Dial T for tutor

2nd February 1996, 12:00am

Share

Dial T for tutor

https://www.tes.com/magazine/archive/dial-t-tutor
Tony Jones is something of a saviour. Every weekday evening and Saturday mornings, the librarian at Gladesmore Community School in Haringey, north London, can be reached by phone to help parents help their children with homework - or to help the kids directly.

Homework Hotline is in only its third week, but the scheme is already proving to be popular enough to compel Tony to buy a mobile phone to help him cope with the demand. “The phone never stopped ringing last Friday. William the Conqueror appears to be a big man at the moment.” So far, he receives on average 14 calls a week.

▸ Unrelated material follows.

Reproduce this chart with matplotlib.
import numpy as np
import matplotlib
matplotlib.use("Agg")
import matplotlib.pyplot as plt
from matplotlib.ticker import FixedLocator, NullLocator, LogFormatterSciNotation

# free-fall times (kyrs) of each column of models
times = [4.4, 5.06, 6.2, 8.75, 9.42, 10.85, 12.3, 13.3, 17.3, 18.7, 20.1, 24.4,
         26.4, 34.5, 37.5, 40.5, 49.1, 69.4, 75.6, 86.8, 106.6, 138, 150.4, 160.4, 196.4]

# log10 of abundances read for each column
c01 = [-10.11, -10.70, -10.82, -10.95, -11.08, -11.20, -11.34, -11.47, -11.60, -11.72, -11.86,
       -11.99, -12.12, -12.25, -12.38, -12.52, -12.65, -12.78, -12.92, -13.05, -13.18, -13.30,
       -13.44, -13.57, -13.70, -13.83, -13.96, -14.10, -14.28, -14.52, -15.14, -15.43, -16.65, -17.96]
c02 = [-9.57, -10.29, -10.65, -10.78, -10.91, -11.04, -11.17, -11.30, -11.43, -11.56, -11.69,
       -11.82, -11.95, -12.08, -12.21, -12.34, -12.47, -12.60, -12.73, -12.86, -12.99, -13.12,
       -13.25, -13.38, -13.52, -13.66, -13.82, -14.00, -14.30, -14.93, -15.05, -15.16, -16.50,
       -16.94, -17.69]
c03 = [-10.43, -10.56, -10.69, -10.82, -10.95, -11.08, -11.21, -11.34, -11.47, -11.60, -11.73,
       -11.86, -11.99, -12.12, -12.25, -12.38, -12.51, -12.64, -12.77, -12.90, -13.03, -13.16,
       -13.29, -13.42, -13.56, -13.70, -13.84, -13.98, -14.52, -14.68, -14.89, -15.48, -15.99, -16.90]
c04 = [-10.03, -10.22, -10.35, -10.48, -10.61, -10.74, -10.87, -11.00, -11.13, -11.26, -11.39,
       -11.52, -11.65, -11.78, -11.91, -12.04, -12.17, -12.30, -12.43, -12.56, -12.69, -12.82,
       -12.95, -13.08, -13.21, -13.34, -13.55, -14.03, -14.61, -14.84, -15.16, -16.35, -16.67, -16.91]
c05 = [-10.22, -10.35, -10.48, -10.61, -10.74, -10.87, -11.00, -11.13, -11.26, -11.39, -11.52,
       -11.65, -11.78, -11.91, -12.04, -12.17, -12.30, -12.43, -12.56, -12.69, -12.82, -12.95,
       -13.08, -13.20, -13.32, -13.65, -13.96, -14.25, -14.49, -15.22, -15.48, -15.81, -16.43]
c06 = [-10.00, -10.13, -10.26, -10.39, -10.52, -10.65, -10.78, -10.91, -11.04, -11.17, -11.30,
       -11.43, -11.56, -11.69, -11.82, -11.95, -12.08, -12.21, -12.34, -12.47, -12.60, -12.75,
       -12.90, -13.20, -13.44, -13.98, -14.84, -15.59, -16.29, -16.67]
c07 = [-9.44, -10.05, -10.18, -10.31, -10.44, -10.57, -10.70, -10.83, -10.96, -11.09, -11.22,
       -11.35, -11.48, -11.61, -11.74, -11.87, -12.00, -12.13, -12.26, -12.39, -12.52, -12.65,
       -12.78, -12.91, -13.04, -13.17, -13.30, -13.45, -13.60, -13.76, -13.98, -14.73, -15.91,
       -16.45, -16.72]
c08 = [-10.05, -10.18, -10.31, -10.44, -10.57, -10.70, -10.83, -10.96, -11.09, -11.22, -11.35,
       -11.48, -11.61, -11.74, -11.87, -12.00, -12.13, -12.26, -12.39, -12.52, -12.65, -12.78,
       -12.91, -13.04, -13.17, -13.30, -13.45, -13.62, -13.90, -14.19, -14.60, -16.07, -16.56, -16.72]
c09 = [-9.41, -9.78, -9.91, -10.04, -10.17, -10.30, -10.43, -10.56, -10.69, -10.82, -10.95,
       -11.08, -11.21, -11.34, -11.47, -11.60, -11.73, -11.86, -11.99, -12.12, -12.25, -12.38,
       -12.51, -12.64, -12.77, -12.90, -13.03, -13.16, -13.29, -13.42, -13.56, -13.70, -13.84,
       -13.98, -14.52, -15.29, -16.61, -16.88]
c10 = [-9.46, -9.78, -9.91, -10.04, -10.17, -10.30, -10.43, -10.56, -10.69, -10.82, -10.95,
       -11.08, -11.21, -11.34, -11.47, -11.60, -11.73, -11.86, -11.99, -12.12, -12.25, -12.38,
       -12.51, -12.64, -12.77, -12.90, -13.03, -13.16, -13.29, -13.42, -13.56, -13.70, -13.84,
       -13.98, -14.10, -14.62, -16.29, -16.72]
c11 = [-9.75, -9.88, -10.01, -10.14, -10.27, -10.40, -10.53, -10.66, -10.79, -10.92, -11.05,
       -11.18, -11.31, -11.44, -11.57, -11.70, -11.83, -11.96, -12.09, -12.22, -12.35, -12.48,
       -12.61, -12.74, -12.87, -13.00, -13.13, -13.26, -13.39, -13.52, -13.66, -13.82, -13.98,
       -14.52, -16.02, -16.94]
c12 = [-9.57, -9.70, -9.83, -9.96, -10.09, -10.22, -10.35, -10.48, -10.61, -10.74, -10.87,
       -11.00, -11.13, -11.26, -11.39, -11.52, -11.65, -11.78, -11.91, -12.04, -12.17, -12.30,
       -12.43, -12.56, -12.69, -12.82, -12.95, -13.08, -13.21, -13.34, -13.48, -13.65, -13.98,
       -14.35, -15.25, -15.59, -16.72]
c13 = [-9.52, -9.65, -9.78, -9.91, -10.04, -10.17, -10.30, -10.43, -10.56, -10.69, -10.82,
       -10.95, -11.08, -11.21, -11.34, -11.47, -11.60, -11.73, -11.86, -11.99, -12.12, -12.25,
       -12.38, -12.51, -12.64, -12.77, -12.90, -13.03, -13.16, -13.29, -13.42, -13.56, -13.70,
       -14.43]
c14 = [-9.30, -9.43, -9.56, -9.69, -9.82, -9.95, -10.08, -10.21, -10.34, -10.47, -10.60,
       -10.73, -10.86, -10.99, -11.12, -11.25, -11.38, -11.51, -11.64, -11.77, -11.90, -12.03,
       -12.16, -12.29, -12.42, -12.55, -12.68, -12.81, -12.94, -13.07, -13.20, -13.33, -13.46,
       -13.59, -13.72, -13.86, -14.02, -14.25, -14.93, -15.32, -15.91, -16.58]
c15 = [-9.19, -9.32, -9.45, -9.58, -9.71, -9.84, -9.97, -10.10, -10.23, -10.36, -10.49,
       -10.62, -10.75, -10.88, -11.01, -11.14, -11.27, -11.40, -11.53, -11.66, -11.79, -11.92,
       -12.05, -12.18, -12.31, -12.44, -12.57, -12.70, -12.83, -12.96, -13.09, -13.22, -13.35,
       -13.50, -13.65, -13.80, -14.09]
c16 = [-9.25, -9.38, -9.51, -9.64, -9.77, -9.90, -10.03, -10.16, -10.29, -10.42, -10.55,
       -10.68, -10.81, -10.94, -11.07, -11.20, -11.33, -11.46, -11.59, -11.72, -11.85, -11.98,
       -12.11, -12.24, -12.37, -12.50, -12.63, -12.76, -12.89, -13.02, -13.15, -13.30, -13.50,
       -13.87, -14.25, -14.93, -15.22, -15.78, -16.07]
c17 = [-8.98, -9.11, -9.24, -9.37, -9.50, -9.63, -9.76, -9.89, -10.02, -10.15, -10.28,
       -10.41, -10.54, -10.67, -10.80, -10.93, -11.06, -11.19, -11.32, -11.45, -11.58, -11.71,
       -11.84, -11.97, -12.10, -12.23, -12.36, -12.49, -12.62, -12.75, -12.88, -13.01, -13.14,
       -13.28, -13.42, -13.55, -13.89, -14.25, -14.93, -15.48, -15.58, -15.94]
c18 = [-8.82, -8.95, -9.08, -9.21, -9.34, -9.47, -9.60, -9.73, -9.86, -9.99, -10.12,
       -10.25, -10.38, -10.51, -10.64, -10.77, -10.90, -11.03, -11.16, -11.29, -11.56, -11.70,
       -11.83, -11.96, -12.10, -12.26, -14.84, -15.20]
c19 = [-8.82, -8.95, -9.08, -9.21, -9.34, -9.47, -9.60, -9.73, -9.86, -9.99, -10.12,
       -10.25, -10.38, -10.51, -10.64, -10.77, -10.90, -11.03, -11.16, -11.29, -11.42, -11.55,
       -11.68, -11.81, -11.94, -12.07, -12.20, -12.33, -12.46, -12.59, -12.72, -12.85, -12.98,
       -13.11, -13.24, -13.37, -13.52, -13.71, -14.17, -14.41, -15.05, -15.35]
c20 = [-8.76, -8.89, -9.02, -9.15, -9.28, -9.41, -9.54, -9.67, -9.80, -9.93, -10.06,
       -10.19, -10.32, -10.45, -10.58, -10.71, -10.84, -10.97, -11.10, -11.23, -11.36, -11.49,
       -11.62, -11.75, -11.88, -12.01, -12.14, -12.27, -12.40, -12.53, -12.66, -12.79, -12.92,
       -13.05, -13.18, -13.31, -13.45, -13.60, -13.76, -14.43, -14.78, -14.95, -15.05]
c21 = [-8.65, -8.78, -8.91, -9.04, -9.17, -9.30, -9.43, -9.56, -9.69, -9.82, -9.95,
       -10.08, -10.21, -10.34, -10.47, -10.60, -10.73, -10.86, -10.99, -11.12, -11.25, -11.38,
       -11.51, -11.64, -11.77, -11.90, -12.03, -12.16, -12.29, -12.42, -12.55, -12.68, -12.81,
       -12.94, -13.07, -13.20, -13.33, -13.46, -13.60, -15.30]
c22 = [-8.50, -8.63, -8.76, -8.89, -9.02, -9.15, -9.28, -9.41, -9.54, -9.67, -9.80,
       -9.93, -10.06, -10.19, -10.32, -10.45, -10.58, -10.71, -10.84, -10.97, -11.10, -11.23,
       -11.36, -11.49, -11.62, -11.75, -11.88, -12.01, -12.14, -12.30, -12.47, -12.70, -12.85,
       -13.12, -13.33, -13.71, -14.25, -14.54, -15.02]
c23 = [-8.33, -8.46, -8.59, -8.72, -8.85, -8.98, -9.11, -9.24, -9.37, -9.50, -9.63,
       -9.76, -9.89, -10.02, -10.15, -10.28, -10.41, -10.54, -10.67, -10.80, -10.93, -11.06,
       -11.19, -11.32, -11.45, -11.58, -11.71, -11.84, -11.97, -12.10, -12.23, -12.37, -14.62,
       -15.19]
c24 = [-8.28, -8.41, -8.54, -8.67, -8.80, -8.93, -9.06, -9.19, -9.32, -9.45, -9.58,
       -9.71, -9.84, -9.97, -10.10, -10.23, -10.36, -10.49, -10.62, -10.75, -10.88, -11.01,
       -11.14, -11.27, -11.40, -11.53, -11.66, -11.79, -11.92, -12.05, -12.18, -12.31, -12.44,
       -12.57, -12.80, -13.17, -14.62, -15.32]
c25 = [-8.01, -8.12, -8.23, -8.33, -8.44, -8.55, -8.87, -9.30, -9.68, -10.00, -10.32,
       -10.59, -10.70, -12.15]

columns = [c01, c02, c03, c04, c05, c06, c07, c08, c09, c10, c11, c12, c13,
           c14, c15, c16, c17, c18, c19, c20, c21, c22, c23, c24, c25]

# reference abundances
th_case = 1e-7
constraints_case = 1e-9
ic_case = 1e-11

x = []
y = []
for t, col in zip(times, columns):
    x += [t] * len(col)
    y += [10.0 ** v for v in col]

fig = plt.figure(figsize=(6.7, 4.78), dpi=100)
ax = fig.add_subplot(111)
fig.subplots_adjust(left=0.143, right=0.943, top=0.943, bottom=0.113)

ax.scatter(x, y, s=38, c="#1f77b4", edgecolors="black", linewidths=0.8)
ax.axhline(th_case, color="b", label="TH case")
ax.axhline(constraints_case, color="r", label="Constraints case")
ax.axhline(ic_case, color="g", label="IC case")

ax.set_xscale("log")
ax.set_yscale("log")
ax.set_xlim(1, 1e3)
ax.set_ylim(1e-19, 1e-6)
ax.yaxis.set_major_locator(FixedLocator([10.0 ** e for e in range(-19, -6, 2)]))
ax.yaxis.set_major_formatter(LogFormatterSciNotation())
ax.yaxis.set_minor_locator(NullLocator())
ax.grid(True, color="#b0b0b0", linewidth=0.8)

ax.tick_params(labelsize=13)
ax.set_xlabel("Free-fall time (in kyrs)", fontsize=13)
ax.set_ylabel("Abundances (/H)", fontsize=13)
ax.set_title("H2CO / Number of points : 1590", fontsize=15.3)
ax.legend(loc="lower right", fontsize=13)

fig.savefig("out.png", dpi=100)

The hotline was the brainchild of headteacher Helen Marmot, who suggested that Tony make his ad hoc work with parents official. Particularly enterprising parents have always made use of the librarian’s wide knowledge and information skills - Ms Marmot asked that Tony formalise the arrangement by sending a letter out offering his help and support to all families. It’s a particularly important service in a school where between 15 and 20 home languages are spoken and where many of the pupils are the children of asylum-seekers. And it is all the more so when children receive homework, as part of school policy, every week night.

“If an 11-year-old has to do homework involving spreadsheets, how will a parent from Kurdistan or Somalia be able to help, or even know what a spreadsheet is?” Where language problems present a stumbling block, Tony turns to the school’s language specialists for help.

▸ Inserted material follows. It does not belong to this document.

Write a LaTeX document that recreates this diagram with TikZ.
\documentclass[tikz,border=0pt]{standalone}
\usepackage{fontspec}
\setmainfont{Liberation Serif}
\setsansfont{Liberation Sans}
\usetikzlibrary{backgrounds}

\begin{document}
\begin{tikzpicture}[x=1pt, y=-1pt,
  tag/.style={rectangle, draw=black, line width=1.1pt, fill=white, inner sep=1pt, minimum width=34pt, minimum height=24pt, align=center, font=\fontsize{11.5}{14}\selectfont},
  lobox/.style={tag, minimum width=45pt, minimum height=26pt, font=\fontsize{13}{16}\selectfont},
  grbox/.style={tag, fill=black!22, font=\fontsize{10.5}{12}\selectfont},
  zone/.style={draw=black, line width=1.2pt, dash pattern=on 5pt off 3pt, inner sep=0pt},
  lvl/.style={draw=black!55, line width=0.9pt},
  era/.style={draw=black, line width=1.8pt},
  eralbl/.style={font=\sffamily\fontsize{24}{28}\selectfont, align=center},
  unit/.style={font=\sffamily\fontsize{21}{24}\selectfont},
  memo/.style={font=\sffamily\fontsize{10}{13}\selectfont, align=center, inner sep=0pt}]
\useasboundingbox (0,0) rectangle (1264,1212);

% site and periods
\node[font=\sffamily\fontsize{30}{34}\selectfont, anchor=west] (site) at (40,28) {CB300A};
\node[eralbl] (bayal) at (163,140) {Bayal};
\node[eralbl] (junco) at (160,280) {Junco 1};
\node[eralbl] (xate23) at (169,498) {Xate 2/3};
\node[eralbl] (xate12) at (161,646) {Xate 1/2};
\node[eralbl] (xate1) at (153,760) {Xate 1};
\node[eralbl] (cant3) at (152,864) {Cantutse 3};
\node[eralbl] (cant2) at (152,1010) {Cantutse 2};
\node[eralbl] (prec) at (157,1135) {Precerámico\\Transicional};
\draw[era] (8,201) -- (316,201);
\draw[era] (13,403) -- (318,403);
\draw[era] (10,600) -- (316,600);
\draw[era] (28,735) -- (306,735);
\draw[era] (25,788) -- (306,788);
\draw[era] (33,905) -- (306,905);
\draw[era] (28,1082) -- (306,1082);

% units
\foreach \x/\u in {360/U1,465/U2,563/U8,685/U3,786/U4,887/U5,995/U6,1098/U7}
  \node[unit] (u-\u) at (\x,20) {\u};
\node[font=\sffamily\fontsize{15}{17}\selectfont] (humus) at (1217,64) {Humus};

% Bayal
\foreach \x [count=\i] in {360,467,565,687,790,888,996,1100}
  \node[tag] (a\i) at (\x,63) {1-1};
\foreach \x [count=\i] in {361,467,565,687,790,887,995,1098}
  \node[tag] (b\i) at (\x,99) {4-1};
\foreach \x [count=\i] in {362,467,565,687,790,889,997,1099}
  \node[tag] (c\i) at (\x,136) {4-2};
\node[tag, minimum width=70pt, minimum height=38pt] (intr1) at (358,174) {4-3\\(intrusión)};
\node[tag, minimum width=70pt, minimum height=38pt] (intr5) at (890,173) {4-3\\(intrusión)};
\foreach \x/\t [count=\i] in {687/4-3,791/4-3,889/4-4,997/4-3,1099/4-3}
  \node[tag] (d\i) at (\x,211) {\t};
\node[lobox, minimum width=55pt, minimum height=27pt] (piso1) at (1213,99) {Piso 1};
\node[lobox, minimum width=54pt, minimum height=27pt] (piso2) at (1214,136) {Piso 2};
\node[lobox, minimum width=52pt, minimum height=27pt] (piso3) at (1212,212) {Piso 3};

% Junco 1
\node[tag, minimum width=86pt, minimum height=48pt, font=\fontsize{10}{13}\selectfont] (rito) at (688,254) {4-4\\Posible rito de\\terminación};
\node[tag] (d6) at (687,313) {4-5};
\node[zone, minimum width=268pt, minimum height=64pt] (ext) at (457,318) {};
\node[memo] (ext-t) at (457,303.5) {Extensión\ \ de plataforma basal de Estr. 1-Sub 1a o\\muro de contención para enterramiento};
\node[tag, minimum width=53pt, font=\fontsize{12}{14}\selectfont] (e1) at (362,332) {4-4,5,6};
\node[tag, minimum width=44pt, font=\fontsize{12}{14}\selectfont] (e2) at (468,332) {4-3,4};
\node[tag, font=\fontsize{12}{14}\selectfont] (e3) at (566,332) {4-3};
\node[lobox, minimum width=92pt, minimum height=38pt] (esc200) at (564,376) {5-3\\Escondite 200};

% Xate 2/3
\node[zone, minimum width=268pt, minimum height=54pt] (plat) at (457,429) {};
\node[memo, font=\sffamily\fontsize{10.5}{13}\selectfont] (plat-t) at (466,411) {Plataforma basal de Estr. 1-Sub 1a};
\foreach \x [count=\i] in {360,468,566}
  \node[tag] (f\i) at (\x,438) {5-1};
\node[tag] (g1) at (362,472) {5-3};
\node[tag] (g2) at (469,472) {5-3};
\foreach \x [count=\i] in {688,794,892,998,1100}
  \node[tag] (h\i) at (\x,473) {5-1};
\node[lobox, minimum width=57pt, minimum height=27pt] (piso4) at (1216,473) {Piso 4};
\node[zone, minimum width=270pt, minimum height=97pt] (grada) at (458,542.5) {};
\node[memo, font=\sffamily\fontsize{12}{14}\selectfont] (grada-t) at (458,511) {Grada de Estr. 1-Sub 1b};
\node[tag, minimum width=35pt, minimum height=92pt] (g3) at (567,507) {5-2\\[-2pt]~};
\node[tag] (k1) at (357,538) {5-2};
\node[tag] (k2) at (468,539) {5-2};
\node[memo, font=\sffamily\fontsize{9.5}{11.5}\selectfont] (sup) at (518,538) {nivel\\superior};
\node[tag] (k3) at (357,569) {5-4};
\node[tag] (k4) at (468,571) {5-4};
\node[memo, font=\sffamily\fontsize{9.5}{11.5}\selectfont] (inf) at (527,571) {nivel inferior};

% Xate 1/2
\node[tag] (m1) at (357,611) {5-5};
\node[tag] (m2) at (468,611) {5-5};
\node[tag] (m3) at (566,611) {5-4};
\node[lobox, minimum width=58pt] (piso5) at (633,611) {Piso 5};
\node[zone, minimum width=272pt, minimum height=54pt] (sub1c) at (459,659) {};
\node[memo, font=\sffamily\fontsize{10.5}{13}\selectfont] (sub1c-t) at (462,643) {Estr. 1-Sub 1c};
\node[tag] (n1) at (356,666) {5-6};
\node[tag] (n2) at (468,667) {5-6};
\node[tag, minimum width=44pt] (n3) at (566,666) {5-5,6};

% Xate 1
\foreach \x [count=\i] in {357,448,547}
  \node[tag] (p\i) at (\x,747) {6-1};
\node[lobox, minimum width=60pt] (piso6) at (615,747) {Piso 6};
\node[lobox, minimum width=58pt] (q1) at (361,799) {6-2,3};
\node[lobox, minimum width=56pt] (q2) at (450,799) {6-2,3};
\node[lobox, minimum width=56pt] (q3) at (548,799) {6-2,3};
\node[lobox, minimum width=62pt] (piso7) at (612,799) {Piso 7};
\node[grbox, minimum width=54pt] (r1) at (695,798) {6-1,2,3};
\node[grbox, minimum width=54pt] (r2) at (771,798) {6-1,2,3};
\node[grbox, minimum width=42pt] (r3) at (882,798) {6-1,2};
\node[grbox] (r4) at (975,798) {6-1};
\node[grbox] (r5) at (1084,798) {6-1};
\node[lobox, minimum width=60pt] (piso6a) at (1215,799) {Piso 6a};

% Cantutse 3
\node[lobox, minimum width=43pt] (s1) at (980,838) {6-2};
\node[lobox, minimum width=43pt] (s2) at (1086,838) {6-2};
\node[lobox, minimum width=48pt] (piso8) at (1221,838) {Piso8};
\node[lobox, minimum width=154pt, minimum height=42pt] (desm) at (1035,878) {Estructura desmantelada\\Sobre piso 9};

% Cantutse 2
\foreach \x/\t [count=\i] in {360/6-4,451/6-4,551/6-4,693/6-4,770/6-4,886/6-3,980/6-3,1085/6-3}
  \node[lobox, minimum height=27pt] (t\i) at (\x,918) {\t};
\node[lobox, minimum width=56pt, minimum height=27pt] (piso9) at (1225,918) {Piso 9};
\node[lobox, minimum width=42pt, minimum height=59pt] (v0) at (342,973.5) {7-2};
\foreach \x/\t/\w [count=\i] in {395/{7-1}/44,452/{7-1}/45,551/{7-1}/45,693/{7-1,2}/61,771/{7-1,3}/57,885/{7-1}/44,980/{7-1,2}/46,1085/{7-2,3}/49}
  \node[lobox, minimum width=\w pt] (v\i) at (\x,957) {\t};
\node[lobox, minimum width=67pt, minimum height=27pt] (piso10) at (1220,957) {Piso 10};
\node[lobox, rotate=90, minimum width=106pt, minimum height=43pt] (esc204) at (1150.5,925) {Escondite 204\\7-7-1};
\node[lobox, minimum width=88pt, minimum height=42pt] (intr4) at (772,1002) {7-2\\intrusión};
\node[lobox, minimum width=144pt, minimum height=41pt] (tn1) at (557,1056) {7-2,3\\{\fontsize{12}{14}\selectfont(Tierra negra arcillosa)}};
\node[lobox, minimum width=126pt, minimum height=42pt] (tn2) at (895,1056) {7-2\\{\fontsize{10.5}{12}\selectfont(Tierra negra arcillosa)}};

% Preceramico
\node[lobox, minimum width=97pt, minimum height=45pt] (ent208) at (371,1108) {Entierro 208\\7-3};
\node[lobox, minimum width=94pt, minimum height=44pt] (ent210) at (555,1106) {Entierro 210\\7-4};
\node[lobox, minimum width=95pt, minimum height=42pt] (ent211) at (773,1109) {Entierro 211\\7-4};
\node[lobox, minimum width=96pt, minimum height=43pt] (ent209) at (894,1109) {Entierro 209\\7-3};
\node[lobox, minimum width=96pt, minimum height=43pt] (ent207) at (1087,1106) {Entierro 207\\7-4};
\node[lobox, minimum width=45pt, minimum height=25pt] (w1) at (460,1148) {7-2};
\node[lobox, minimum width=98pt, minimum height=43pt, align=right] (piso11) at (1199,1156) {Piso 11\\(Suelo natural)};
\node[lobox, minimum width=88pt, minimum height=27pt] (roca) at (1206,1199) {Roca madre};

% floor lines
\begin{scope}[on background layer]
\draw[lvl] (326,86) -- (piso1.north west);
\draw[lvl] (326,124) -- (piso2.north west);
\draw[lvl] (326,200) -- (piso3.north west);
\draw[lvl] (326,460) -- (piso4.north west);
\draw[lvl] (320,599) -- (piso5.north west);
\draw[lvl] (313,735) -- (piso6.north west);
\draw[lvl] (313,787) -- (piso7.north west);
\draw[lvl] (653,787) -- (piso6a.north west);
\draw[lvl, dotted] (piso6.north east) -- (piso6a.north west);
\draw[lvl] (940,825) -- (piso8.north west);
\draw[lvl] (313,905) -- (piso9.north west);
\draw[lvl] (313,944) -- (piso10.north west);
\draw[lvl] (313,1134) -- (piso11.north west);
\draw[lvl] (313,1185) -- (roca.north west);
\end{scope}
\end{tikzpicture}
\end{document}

Still in the experimental stages, the hotline so far is attracting half its calls from the children themselves with most coming between 5 and 6pm. Some calls have been from parents wanting an interpretation of what their child has written in their homework diary.

The hotline is just one aspect of a wider programme that the school has developed to raise achievement. Tony Jones also runs Saturday sessions, at which he helps pupils learn research skills, how to use the library, access databases and the like. “A lot of school libraries are not used properly, ” he says. “Here, it is integrated into the school. When I get calls on the hotline, it reassures kids on the phone that they can come into the library at lunchtime, or after school, or on Saturdays, to be shown how to find the information out for themselves.”

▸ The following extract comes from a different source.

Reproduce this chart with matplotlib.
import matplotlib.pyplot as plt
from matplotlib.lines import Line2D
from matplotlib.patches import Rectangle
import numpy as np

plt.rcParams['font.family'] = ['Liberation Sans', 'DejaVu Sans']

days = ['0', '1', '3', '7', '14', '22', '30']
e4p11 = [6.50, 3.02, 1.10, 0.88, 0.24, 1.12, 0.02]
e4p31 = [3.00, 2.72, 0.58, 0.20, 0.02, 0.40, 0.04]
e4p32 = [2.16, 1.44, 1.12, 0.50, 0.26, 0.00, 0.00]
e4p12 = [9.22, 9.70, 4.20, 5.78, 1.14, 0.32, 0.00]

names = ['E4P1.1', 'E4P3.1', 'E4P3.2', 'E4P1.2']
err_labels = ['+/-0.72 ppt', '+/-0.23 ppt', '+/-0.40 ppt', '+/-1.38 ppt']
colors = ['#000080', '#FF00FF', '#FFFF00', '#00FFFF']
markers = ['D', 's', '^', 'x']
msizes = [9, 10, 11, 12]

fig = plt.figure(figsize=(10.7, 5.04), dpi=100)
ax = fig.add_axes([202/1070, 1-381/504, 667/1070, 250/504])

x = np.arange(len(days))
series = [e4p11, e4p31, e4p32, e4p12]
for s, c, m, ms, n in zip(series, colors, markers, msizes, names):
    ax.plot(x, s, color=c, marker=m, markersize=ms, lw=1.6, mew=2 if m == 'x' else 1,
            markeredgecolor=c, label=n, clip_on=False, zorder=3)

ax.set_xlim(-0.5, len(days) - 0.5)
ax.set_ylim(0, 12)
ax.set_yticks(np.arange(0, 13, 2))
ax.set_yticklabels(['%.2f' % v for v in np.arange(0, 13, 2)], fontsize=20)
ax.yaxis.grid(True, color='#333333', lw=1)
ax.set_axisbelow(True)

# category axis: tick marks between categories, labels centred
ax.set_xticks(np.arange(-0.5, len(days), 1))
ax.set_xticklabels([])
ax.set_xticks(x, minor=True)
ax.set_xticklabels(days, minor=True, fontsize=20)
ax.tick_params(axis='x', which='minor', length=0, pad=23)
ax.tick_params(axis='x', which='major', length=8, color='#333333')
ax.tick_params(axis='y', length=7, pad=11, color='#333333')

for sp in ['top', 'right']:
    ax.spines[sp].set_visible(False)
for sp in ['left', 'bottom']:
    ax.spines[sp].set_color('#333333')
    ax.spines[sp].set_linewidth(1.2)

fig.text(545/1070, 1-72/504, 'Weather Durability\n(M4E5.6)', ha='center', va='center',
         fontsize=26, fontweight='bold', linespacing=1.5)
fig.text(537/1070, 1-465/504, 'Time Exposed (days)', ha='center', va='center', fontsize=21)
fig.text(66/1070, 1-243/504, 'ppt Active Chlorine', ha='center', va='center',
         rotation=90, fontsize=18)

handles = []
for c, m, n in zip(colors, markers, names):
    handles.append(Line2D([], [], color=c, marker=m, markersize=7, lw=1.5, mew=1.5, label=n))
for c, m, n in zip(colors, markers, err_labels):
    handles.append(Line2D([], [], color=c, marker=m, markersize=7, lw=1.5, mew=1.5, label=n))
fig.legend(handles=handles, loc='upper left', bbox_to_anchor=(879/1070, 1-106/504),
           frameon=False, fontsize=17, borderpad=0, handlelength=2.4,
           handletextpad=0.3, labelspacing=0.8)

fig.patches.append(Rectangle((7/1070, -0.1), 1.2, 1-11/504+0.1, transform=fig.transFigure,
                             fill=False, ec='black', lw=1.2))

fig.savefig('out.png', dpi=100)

Have there been any sticky questions so far? “There were a couple of nasty ones last week. Pupils were looking for statistics on teenage pregnancies. But instead of me searching them out and then reading them to the pupils over the phone, I assured them that the information is here. I had them come in so that I could help them access it, so they’ll know how to do it for themselves next time. Once they’ve come in once, they’ll come back again and again.”

Reassuringly, this man is not an unqualified Brain of Britain. When I ask him if there’s anything he doesn’t know, he concedes that there is a bit of gap. “I’m OK as long as they don’t ask me about maths.”

Want to keep reading for free?

Register with Tes and you can read two free articles every month plus you'll have access to our range of award-winning newsletters.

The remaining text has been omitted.